A decade ago only a few programmers (in computer go) even knew what
scalability was.   Most of the programmers were writing patterns
and not focused on scalability and this hurt them.

I believe it's starting to become more appreciated and the skill
will improve more rapidly.   Of course there is some questions
about how long Moore's law will hold.

- Don



On Thu, 2007-01-11 at 10:25 +0200, Petri Pitkanen wrote:
> 2007/1/11, Don Dailey <[EMAIL PROTECTED]>:
> 
> > 50 X speedup sound rather impressive but it's not that much.   It's
> > probably
> > made go programs about 2 or 3 stones stronger over the few years that it
> > took to get hardward 50X faster about what you would expect.
> >
> >
> 
> But it is hardly that much. Current programs are hardly 2-3 stones
> stronger ythat those in erly nineties. And if you comapare back them I
> used Goliath on my 286 20 MHz computer and today I use GnuGo on my
> >2GHz Athlon.
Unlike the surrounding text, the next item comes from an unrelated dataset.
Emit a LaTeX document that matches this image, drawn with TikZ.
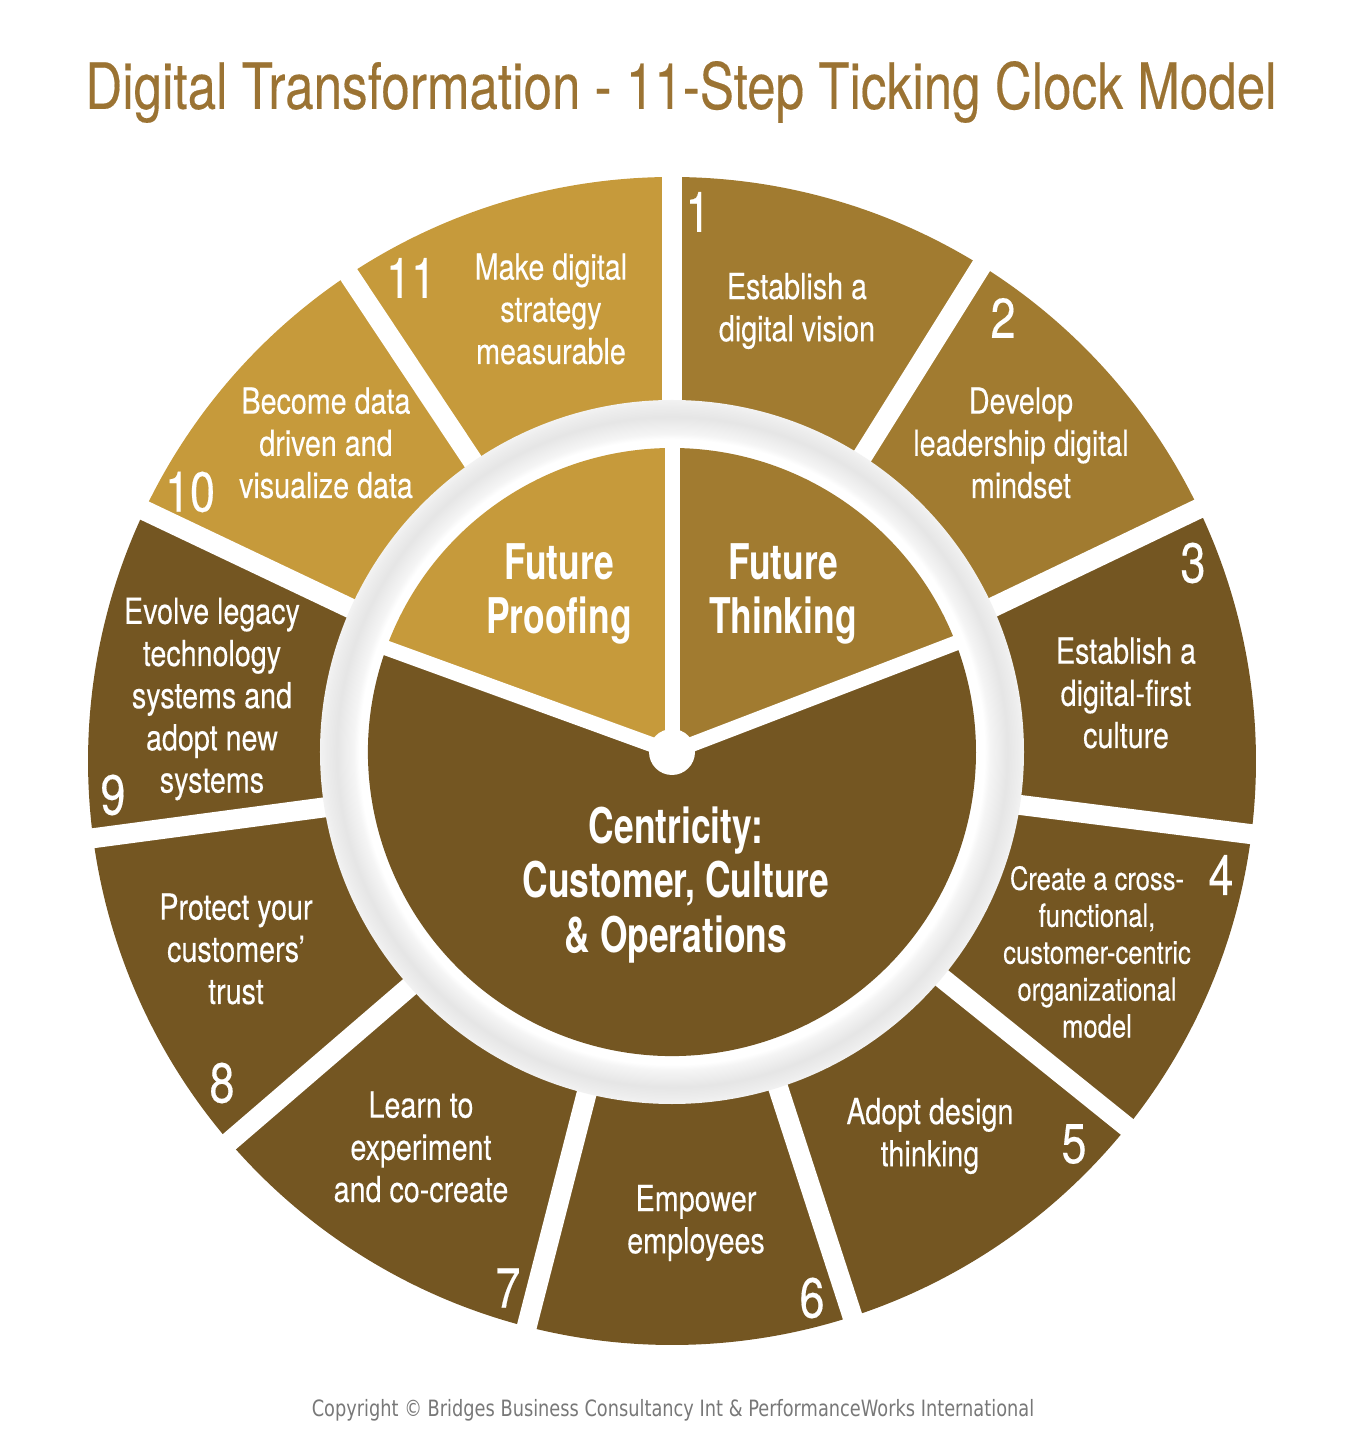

So in bit over decade decade computers got about 100
> times faster maybe 2-3 times more effetc/cycle so almost 300 times
> faster. And gain in strength is about 2-3 stones.
> 
> So 50 times faster is lot faster. It will take more than few years to
> come. It may not help that much. Obviously any speed gain will help MC
> type program but I doubt not too much. MC probably will not dominate
> computer go in next decade. I am pretty sure we need some new ideas
> still to make progress. And By Go I mean a game that is played on
> 19x19 board. I find playing on 9x9 boring and not really a same game.